Open pgayvallet opened 2 weeks ago
Pinging @elastic/appex-ai-infra (Team:AI Infra)
I want to make sure I understand with an example.
When the caller has opted into streaming, would this allow the caller to change the shape of our chatComplete
return type from ChatCompleteStreamResponse
into something that is instead compatible with the OpenAI format?
If so, is there a benefit to maintaining two output formats (our own + the OpenAI format), or would we want to "just" standardize our output streams to always be in the OpenAI format?
It would just be exposing a utility to convert streams from our format to openAI's (e.g. inferenceStreamToOpenAI
). Changing our output format is out of the question here.
Tasks may want to have their output exposed as a stream, and in some case exposed as public APIs.
In those scenario (and probably other), we might want to expose our output in an openAI compatible format, as this is what most integrations are using.
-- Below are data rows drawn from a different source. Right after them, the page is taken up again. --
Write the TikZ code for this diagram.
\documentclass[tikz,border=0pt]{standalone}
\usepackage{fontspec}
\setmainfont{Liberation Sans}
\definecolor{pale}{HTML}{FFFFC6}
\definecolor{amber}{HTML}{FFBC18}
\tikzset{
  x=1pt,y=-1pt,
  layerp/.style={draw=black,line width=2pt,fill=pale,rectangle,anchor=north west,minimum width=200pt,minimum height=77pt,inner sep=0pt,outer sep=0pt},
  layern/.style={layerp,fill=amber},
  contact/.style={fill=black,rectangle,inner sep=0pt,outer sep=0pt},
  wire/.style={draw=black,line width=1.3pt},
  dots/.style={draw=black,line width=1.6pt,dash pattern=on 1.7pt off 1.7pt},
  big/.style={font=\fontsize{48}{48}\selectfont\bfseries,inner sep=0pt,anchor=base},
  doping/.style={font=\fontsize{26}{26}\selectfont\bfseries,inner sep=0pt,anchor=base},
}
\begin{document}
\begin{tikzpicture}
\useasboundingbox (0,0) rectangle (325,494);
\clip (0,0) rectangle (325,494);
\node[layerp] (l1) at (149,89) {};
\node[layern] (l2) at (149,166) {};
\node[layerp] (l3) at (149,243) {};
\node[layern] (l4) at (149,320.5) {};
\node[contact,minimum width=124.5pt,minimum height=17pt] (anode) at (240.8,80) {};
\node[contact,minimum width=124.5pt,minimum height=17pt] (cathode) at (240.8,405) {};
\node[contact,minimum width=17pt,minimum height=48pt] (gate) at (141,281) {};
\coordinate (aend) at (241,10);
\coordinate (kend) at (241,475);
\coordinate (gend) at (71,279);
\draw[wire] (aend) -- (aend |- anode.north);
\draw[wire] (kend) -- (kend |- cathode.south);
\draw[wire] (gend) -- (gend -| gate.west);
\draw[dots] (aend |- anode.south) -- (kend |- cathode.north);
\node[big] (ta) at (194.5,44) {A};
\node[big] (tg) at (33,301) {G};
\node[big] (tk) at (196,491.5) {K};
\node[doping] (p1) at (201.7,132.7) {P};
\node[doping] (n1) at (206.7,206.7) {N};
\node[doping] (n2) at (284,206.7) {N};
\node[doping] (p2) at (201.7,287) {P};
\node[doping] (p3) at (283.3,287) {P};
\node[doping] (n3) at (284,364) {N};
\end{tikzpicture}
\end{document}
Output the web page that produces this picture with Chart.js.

For that reason, we should have a way to convert our inference stream events to an openAI compatible one, similar to what was done for o11y assistant in https://github.com/elastic/kibana/blob/d4d34da1cef118872f651a626d667ba98307fdac/x-pack/plugins/observability_solution/observability_ai_assistant/server/service/util/observable_into_openai_stream.ts#L30-L46
That kind of stateless function should probably be exposed from a package (but probably not from
inference-common
)